While human activity may be the greatest threat to Hawai'i's reefs, there are many things people can do to protect the reefs, experts say, such as volunteering for environmental programs such as Reef Check.

"It's the main community-based monitoring program that's used to measure the health of coral reefs on a global scale," said Matt Zimmerman, the program's Hawai'i coordinator. In Hawai'i, Reef Check has teams on the Big Island, Kaua'i, Maui and O'ahu.

Reef Check, a nonprofit international environmental organization founded in 1997, consists primarily of trained volunteers, including college students, fishermen and scuba divers. The teams of volunteers and scientists visit reef sites and collect specific data about each location, a process that takes about four hours.

"The idea is to get out there and actually see what's in the water," Zimmerman said.
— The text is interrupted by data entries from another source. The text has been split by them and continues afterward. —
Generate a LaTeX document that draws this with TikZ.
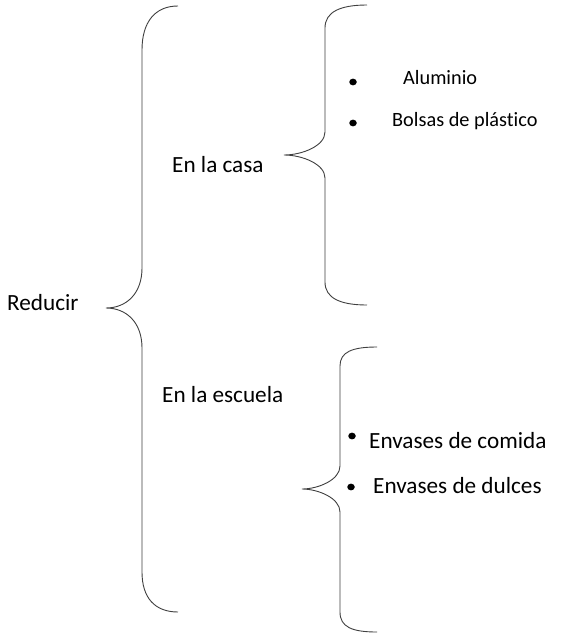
\documentclass[tikz,border=0pt]{standalone}
\usepackage{fontspec}
\setmainfont[Ligatures=NoCommon]{Carlito}
\usetikzlibrary{shapes.geometric}
\begin{document}
\begin{tikzpicture}[x=1pt,y=-1pt,
  bracestyle/.style={draw=black!75,line width=0.9pt},
  big/.style={font=\fontsize{23.2}{26}\selectfont,anchor=base west,inner sep=0pt,text=black},
  small/.style={font=\fontsize{20.3}{24}\selectfont,anchor=base west,inner sep=0pt,text=black},
  dot/.style={ellipse,fill=black,inner sep=0pt,minimum width=7.5pt,minimum height=6.8pt}]
\useasboundingbox (0,0) rectangle (567,643);
\fill[white] (0,0) rectangle (567,643);
% nodes
\node[big] (reducir) at (7,310) {Reducir};
\node[big] (casa) at (172,172) {En la casa};
\node[big] (escuela) at (162,402) {En la escuela};
\node[small] (alu) at (403,84) {Aluminio};
\node[small] (bolsas) at (392,126) {Bolsas de plástico};
\node[big] (comida) at (369,448) {Envases de comida};
\node[big] (dulces) at (373,493) {Envases de dulces};
\node[dot] (d1) at (353,82) {};
\node[dot] (d2) at (353,123) {};
\node[dot] (d3) at (352,436) {};
\node[dot] (d4) at (351,487) {};
% big brace
\coordinate (b1) at (178,6);
\coordinate (btip) at (106,308);
\coordinate (b2) at (178,612);
\draw[bracestyle] (b1) .. controls (155,6) and (142,22) .. (142,50) -- (142,268)
  .. controls (142,294) and (126,308) .. (btip)
  .. controls (126,308) and (142,322) .. (142,348) -- (142,572)
  .. controls (142,598) and (155,612) .. (b2);
% upper right brace
\coordinate (u1) at (367,5);
\coordinate (utip) at (284,155);
\coordinate (u2) at (367,305);
\draw[bracestyle] (u1) .. controls (340,5) and (325,12) .. (325,28) -- (325,132)
  .. controls (325,146) and (302,155) .. (utip)
  .. controls (302,155) and (325,164) .. (325,178) -- (325,282)
  .. controls (325,298) and (340,305) .. (u2);
% lower right brace
\coordinate (l1) at (377,347);
\coordinate (ltip) at (302,489);
\coordinate (l2) at (377,632);
\draw[bracestyle] (l1) .. controls (352,347) and (340,352) .. (340,366) -- (340,466)
  .. controls (340,480) and (318,489) .. (ltip)
  .. controls (318,489) and (340,498) .. (340,512) -- (340,612)
  .. controls (340,627) and (352,632) .. (l2);
\end{tikzpicture}
\end{document}
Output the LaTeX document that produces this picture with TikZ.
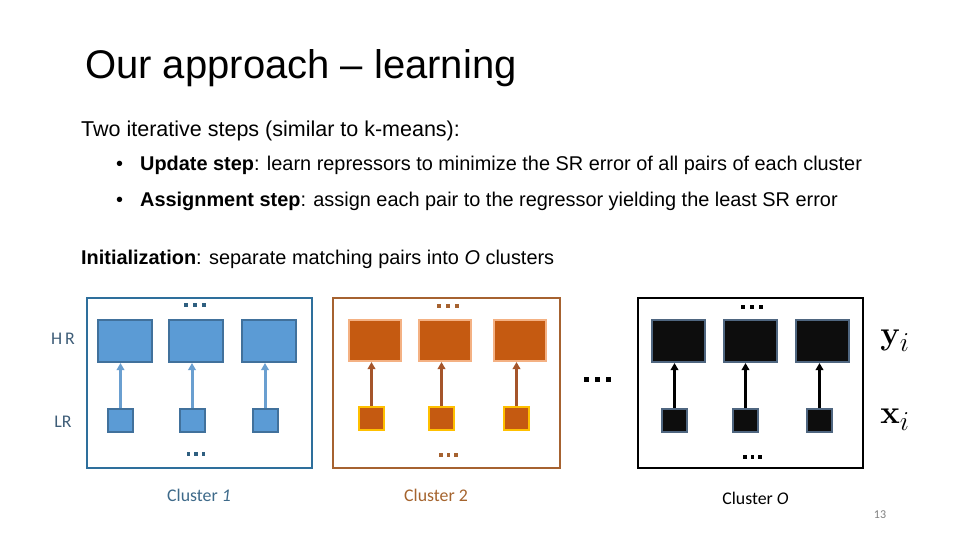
\documentclass[tikz,border=0pt]{standalone}
\usepackage[no-math]{fontspec}
\setmainfont{Liberation Sans}
\newfontfamily\carlito{Carlito}
\usepackage{graphicx}
\usetikzlibrary{arrows.meta}
\definecolor{frameblue}{HTML}{2E6F9C}
\definecolor{fillblue}{HTML}{5B9BD5}
\definecolor{edgeblue}{HTML}{41719C}
\definecolor{arrowblue}{HTML}{6A9FD0}
\definecolor{dotblue}{HTML}{2F5F80}
\definecolor{frameorange}{HTML}{A66230}
\definecolor{fillorange}{HTML}{C55A11}
\definecolor{edgepeach}{HTML}{F4B183}
\definecolor{edgeyellow}{HTML}{FFC000}
\definecolor{arroworange}{HTML}{A5552A}
\definecolor{fillblack}{HTML}{0D0D0D}
\definecolor{edgeslate}{HTML}{4F6680}
\definecolor{labelslate}{HTML}{3E5D78}
\definecolor{labelblue}{HTML}{3E6A8A}
\definecolor{labelbrown}{HTML}{A5642E}
\tikzset{
  hrbox/.style={draw, line width=2pt, minimum width=54pt, minimum height=42pt, inner sep=0pt},
  lrbox/.style={draw, line width=2pt, minimum width=25pt, minimum height=23pt, inner sep=0pt},
  bluehr/.style={hrbox, fill=fillblue, draw=edgeblue},
  bluelr/.style={lrbox, fill=fillblue, draw=edgeblue},
  orangehr/.style={hrbox, fill=fillorange, draw=edgepeach, minimum width=52pt, minimum height=41pt},
  orangelr/.style={lrbox, fill=fillorange, draw=edgeyellow},
  blackhr/.style={hrbox, fill=fillblack, draw=edgeslate, minimum width=53pt},
  blacklr/.style={lrbox, fill=fillblack, draw=edgeslate},
  framebox/.style={draw, line width=2.5pt, fill=none},
  conn/.style={line width=3pt, -{Triangle[length=7pt,width=7.5pt]}},
  bodytext/.style={anchor=base west, inner sep=0pt, font=\fontsize{19.9}{24}\selectfont},
  cluslabel/.style={anchor=base, inner sep=0pt, font=\carlito\fontsize{17.8}{20}\selectfont},
  mathlabel/.style={anchor=center, inner sep=0pt, font=\Huge},
}
\newcommand{\threedots}[4]{% x, y, size, colour
  \foreach \k in {-1,0,1} {\fill[#4] ({#1+\k*2.2*#3-#3/2},{#2-#3/2}) rectangle ++(#3,#3);}
}
\begin{document}
\begin{tikzpicture}[x=1pt,y=-1pt]
\useasboundingbox (0,0) rectangle (960,540);
\fill[white] (0,0) rectangle (960,540);

% title and text
\node[anchor=base west, inner sep=0pt, font=\fontsize{40}{44}\selectfont] (title) at (85,79) {Our approach -- learning};
\node[bodytext, font=\fontsize{21.5}{24}\selectfont] (intro) at (81,137) {Two iterative steps (similar to k-means):};
\node[bodytext] (b1dot) at (116,171) {•};
\node[bodytext] (b1) at (140,171) {\textbf{Update step}: learn repressors to minimize the SR error of all pairs of each cluster};
\node[bodytext] (b2dot) at (116,206) {•};
\node[bodytext] (b2) at (140,206) {\textbf{Assignment step}: assign each pair to the regressor yielding the least SR error};
\node[bodytext] (init) at (81,264) {\textbf{Initialization}: separate matching pairs into \textit{O} clusters};

% frames
\draw[framebox, draw=frameblue] (87,298) rectangle (312,468);
\draw[framebox, draw=frameorange] (333,298) rectangle (560,468);
\draw[framebox, draw=black] (638,298) rectangle (863,468);

% cluster 1
\node[bluehr] (h11) at (125,341) {};
\node[bluehr] (h12) at (196,341) {};
\node[bluehr] (h13) at (268.5,341) {};
\node[bluelr] (l11) at (120.5,420.5) {};
\node[bluelr] (l12) at (192,420.5) {};
\node[bluelr] (l13) at (265,420.5) {};
\foreach \i in {1,2,3} {\draw[conn, draw=arrowblue, fill=arrowblue] (l1\i.north) -- (l1\i.north |- h1\i.south);}

% cluster 2
\node[orangehr] (h21) at (375,340.5) {};
\node[orangehr] (h22) at (445,340.5) {};
\node[orangehr] (h23) at (520,340.5) {};
\node[orangelr] (l21) at (371.5,418.5) {};
\node[orangelr] (l22) at (441.5,418.5) {};
\node[orangelr] (l23) at (516.5,418.5) {};
\foreach \i in {1,2,3} {\draw[conn, draw=arroworange, fill=arroworange] (l2\i.north) -- (l2\i.north |- h2\i.south);}

% cluster O
\node[blackhr] (h31) at (678.5,341) {};
\node[blackhr] (h32) at (750,341) {};
\node[blackhr] (h33) at (822,341) {};
\node[blacklr] (l31) at (674.5,420.5) {};
\node[blacklr] (l32) at (745.5,420.5) {};
\node[blacklr] (l33) at (819.5,420.5) {};
\foreach \i in {1,2,3} {\draw[conn, draw=black, fill=black] (l3\i.north) -- (l3\i.north |- h3\i.south);}

% dots
\threedots{195}{305}{4}{dotblue}
\threedots{196}{454}{3.5}{dotblue}
\threedots{448}{306}{4}{frameorange}
\threedots{448.5}{455}{3.5}{frameorange}
\threedots{752}{307}{4}{black}
\threedots{752.5}{457}{3.5}{black}
\threedots{597}{379}{5}{black}

% side labels
\node[anchor=center, inner sep=0pt, text=labelslate, font=\carlito\fontsize{17.8}{20}\selectfont] (hr) at (63,339) {H\,R};
\node[anchor=center, inner sep=0pt, text=labelslate, font=\carlito\fontsize{17.8}{20}\selectfont] (lr) at (63,422) {LR};
\node[mathlabel] (yi) at (895,341) {\scalebox{1.32}{$\mathbf{y}_i$}};
\node[mathlabel] (xi) at (895,420) {\scalebox{1.32}{$\mathbf{x}_i$}};

% cluster labels
\node[cluslabel, text=labelblue] (c1) at (199,501) {Cluster \textit{1}};
\node[cluslabel, text=labelbrown] (c2) at (436,501) {Cluster 2};
\node[cluslabel, text=black] (c3) at (755.5,504) {Cluster \textit{O}};
\node[anchor=base, inner sep=0pt, text=gray, font=\carlito\fontsize{12}{14}\selectfont] (num) at (880,518) {13};
\end{tikzpicture}
\end{document}
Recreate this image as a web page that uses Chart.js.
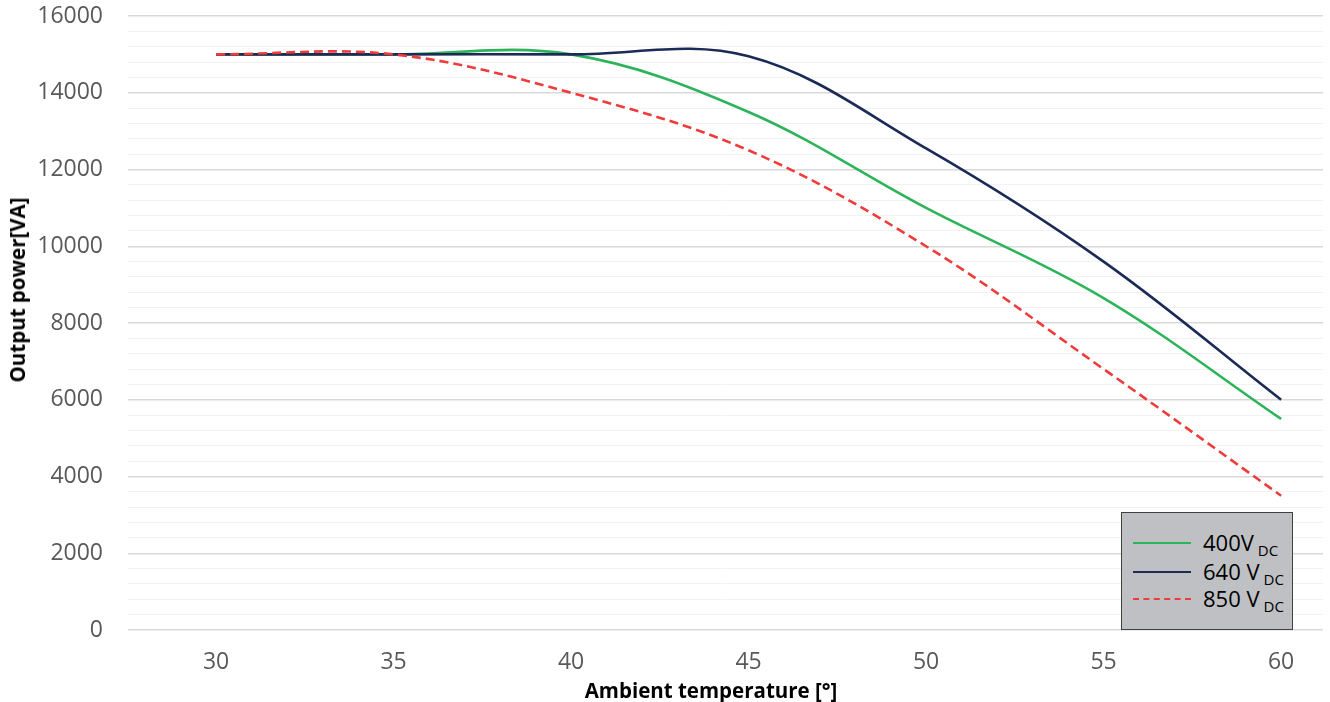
<!DOCTYPE html>
<html>
<head>
<meta charset="utf-8">
<script src="https://cdn.jsdelivr.net/npm/chart.js@4/dist/chart.umd.min.js"></script>
<style>
  body { margin: 0; background: #fff; }
  #wrap { position: relative; width: 1330px; height: 702px; font-family: "Open Sans", sans-serif; overflow: hidden; }
  #c { position: absolute; left: 0; top: 0; }
  .axtitle { position: absolute; font-weight: bold; font-size: 20.5px; color: #000; white-space: nowrap; }
  #ytitle { left: 17px; top: 290px; transform: translate(-50%, -50%) rotate(-90deg); }
  #xtitle { left: 711px; top: 690px; transform: translate(-50%, -50%); }
  #legend { position: absolute; left: 1121px; top: 512px; width: 172px; height: 118px; background: #bfc0c4; border: 1px solid #404040; box-sizing: border-box; }
  .lg-item { position: absolute; left: 0; height: 0; }
  .lg-line { position: absolute; left: 11px; width: 58px; height: 0; }
  .lg-text { position: absolute; left: 81px; top: -16px; font-size: 22px; line-height: 30px; color: #000; white-space: nowrap; }
  .lg-text sub { font-size: 15px; vertical-align: -5px; margin-left: 4px; }
</style>
</head>
<body>
<div id="wrap">
  <canvas id="c" width="1330" height="702"></canvas>
  <div id="ytitle" class="axtitle"></div>
  <div id="xtitle" class="axtitle"></div>
  <div id="legend"></div>
</div>
<script>
// ---- data ----
const temperatures = [30, 35, 40, 45, 50, 55, 60];
const power400 = [15000, 15000, 15000, 13500, 11000, 8650, 5500];
const power640 = [15000, 15000, 15000, 14950, 12550, 9600, 6000];
const power850 = [15000, 15000, 14000, 12500, 10000, 6800, 3500];
const seriesNames = ['400V', '640 V', '850 V'];
const seriesSub = 'DC';
const xTicks = [30, 35, 40, 45, 50, 55, 60];
const yAxisTitle = 'Output power[VA]';
const xAxisTitle = 'Ambient temperature [°]';

const colors = ['#2db45a', '#1c2a57', '#ef3b3b'];
const seriesValues = [power400, power640, power850];
const dashes = [[], [], [9, 5]];
const orders = [3, 2, 1];

const datasets = seriesValues.map((vals, i) => ({
  label: seriesNames[i] + ' ' + seriesSub,
  data: temperatures.map((t, j) => ({ x: t, y: vals[j] })),
  borderColor: colors[i],
  backgroundColor: colors[i],
  borderWidth: 2.6,
  borderDash: dashes[i],
  borderCapStyle: 'butt',
  pointRadius: 0,
  pointHoverRadius: 0,
  tension: 0.36,
  fill: false,
  order: orders[i]
}));

const tickFont = { family: '"Open Sans", sans-serif', size: 23 };

const chart = new Chart(document.getElementById('c'), {
  type: 'line',
  data: { datasets },
  options: {
    responsive: false,
    animation: false,
    layout: { padding: { top: 16, right: 7, left: 0, bottom: 0 } },
    plugins: { legend: { display: false }, tooltip: { enabled: false } },
    scales: {
      x: {
        type: 'linear',
        min: 27.52,
        max: 61.18,
        afterBuildTicks: (s) => { s.ticks = xTicks.map(v => ({ value: v })); },
        afterFit: (s) => { s.height = 72; s.paddingLeft = 0; s.paddingRight = 0; },
        grid: { display: false, drawTicks: false },
        border: { display: false },
        ticks: { font: tickFont, color: '#595959', padding: 19, maxRotation: 0, autoSkip: false }
      },
      y: {
        min: 0,
        max: 16000,
        afterFit: (s) => { s.width = 128; s.paddingTop = 0; s.paddingBottom = 0; },
        grid: {
          drawTicks: false,
          color: (ctx) => (ctx.tick && ctx.tick.value % 2000 === 0) ? '#d9d9d9' : '#f2f2f2',
          lineWidth: (ctx) => (ctx.tick && ctx.tick.value % 2000 === 0) ? 1.5 : 1
        },
        border: { display: false },
        ticks: {
          stepSize: 400,
          autoSkip: false,
          font: tickFont,
          color: '#595959',
          padding: 25,
          callback: (v) => (v % 2000 === 0 ? String(v) : '')
        }
      }
    }
  }
});

// axis titles
document.getElementById('ytitle').textContent = yAxisTitle;
document.getElementById('xtitle').textContent = xAxisTitle;

// HTML legend built from the chart's datasets
const legend = document.getElementById('legend');
const rowY = [30, 59, 86];
chart.data.datasets.forEach((ds, i) => {
  const item = document.createElement('div');
  item.className = 'lg-item';
  item.style.top = rowY[i] + 'px';
  const line = document.createElement('div');
  line.className = 'lg-line';
  const dashed = ds.borderDash && ds.borderDash.length;
  line.style.borderTop = '2.6px ' + (dashed ? 'dashed ' : 'solid ') + ds.borderColor;
  line.style.top = '-1px';
  const txt = document.createElement('div');
  txt.className = 'lg-text';
  txt.appendChild(document.createTextNode(seriesNames[i]));
  const sub = document.createElement('sub');
  sub.textContent = seriesSub;
  txt.appendChild(sub);
  item.appendChild(line);
  item.appendChild(txt);
  legend.appendChild(item);
});
</script>
</body>
</html>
Teams submit the collected data — which include a description of each reef site and a count of fish and shellfish along a measured section of shallow reef — to the organization, based at the University of California-Los Angeles, where the results are used to produce an annual report on the state of the world's reefs. The organization also shares its data with local agencies.

"Reef Check itself isn't going to do anything to (directly) help the condition of the coral reefs. It's the decisions that people will make based on good knowledge about what's there and what's happening," Zimmerman said.